• **Task**: Repeat each line exactly, leaving nothing out.

• **Dataset extract**:
# # #

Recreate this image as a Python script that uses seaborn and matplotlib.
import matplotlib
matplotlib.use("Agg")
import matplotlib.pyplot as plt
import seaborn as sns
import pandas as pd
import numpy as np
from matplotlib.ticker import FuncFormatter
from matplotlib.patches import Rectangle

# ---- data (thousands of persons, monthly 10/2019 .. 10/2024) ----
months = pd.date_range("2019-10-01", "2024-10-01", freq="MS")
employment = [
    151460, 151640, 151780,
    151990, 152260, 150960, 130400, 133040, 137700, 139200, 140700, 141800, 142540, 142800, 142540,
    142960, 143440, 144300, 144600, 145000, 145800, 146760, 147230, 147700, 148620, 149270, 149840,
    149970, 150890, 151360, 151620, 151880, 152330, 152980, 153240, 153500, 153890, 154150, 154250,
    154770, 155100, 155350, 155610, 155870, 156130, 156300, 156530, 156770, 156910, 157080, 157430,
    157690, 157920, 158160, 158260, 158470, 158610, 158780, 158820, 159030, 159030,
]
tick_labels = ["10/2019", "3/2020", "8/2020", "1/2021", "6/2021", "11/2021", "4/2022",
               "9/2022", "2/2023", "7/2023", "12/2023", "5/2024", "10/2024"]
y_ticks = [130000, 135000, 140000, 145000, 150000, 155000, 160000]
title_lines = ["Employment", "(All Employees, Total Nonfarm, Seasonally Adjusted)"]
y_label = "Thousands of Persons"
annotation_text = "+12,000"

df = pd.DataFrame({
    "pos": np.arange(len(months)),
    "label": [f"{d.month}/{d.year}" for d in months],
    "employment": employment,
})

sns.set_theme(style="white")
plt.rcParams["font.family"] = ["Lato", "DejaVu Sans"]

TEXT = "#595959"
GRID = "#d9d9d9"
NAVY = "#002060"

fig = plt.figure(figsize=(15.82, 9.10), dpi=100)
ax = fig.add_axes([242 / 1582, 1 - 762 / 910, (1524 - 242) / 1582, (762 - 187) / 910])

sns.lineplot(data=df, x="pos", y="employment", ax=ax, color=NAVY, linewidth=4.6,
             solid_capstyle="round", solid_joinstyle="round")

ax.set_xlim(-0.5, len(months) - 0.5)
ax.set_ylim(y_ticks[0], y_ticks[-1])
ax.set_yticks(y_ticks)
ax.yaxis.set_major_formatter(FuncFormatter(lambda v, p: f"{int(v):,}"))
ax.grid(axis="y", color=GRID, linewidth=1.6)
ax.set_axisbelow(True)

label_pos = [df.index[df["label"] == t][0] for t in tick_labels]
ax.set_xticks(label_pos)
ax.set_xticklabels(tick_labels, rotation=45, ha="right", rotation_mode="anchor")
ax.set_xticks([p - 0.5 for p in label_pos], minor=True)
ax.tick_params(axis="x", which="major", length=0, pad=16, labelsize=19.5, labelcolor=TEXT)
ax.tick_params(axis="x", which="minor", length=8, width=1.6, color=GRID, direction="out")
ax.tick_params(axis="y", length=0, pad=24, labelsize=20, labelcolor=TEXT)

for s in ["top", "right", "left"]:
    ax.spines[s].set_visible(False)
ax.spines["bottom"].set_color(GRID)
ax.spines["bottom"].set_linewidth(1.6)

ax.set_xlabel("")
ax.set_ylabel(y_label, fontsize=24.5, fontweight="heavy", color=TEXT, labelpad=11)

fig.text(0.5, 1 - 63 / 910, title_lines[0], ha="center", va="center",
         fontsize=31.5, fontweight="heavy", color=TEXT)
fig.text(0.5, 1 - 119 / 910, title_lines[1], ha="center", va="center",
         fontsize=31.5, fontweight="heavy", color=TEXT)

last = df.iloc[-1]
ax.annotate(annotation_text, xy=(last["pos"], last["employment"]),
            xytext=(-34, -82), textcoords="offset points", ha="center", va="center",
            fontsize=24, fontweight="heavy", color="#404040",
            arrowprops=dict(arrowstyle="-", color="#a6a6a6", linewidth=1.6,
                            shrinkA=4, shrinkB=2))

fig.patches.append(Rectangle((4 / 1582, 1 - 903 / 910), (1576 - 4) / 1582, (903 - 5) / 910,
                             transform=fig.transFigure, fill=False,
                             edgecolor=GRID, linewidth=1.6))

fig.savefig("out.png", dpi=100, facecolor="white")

# # #

• **Solution**:
Recreate this image as a Python script that uses seaborn and matplotlib.
import matplotlib
matplotlib.use("Agg")
import matplotlib.pyplot as plt
import seaborn as sns
import pandas as pd
import numpy as np
from matplotlib.ticker import FuncFormatter
from matplotlib.patches import Rectangle

# ---- data (thousands of persons, monthly 10/2019 .. 10/2024) ----
months = pd.date_range("2019-10-01", "2024-10-01", freq="MS")
employment = [
    151460, 151640, 151780,
    151990, 152260, 150960, 130400, 133040, 137700, 139200, 140700, 141800, 142540, 142800, 142540,
    142960, 143440, 144300, 144600, 145000, 145800, 146760, 147230, 147700, 148620, 149270, 149840,
    149970, 150890, 151360, 151620, 151880, 152330, 152980, 153240, 153500, 153890, 154150, 154250,
    154770, 155100, 155350, 155610, 155870, 156130, 156300, 156530, 156770, 156910, 157080, 157430,
    157690, 157920, 158160, 158260, 158470, 158610, 158780, 158820, 159030, 159030,
]
tick_labels = ["10/2019", "3/2020", "8/2020", "1/2021", "6/2021", "11/2021", "4/2022",
               "9/2022", "2/2023", "7/2023", "12/2023", "5/2024", "10/2024"]
y_ticks = [130000, 135000, 140000, 145000, 150000, 155000, 160000]
title_lines = ["Employment", "(All Employees, Total Nonfarm, Seasonally Adjusted)"]
y_label = "Thousands of Persons"
annotation_text = "+12,000"

df = pd.DataFrame({
    "pos": np.arange(len(months)),
    "label": [f"{d.month}/{d.year}" for d in months],
    "employment": employment,
})

sns.set_theme(style="white")
plt.rcParams["font.family"] = ["Lato", "DejaVu Sans"]

TEXT = "#595959"
GRID = "#d9d9d9"
NAVY = "#002060"

fig = plt.figure(figsize=(15.82, 9.10), dpi=100)
ax = fig.add_axes([242 / 1582, 1 - 762 / 910, (1524 - 242) / 1582, (762 - 187) / 910])

sns.lineplot(data=df, x="pos", y="employment", ax=ax, color=NAVY, linewidth=4.6,
             solid_capstyle="round", solid_joinstyle="round")

ax.set_xlim(-0.5, len(months) - 0.5)
ax.set_ylim(y_ticks[0], y_ticks[-1])
ax.set_yticks(y_ticks)
ax.yaxis.set_major_formatter(FuncFormatter(lambda v, p: f"{int(v):,}"))
ax.grid(axis="y", color=GRID, linewidth=1.6)
ax.set_axisbelow(True)

label_pos = [df.index[df["label"] == t][0] for t in tick_labels]
ax.set_xticks(label_pos)
ax.set_xticklabels(tick_labels, rotation=45, ha="right", rotation_mode="anchor")
ax.set_xticks([p - 0.5 for p in label_pos], minor=True)
ax.tick_params(axis="x", which="major", length=0, pad=16, labelsize=19.5, labelcolor=TEXT)
ax.tick_params(axis="x", which="minor", length=8, width=1.6, color=GRID, direction="out")
ax.tick_params(axis="y", length=0, pad=24, labelsize=20, labelcolor=TEXT)

for s in ["top", "right", "left"]:
    ax.spines[s].set_visible(False)
ax.spines["bottom"].set_color(GRID)
ax.spines["bottom"].set_linewidth(1.6)

ax.set_xlabel("")
ax.set_ylabel(y_label, fontsize=24.5, fontweight="heavy", color=TEXT, labelpad=11)

fig.text(0.5, 1 - 63 / 910, title_lines[0], ha="center", va="center",
         fontsize=31.5, fontweight="heavy", color=TEXT)
fig.text(0.5, 1 - 119 / 910, title_lines[1], ha="center", va="center",
         fontsize=31.5, fontweight="heavy", color=TEXT)

last = df.iloc[-1]
ax.annotate(annotation_text, xy=(last["pos"], last["employment"]),
            xytext=(-34, -82), textcoords="offset points", ha="center", va="center",
            fontsize=24, fontweight="heavy", color="#404040",
            arrowprops=dict(arrowstyle="-", color="#a6a6a6", linewidth=1.6,
                            shrinkA=4, shrinkB=2))

fig.patches.append(Rectangle((4 / 1582, 1 - 903 / 910), (1576 - 4) / 1582, (903 - 5) / 910,
                             transform=fig.transFigure, fill=False,
                             edgecolor=GRID, linewidth=1.6))

fig.savefig("out.png", dpi=100, facecolor="white")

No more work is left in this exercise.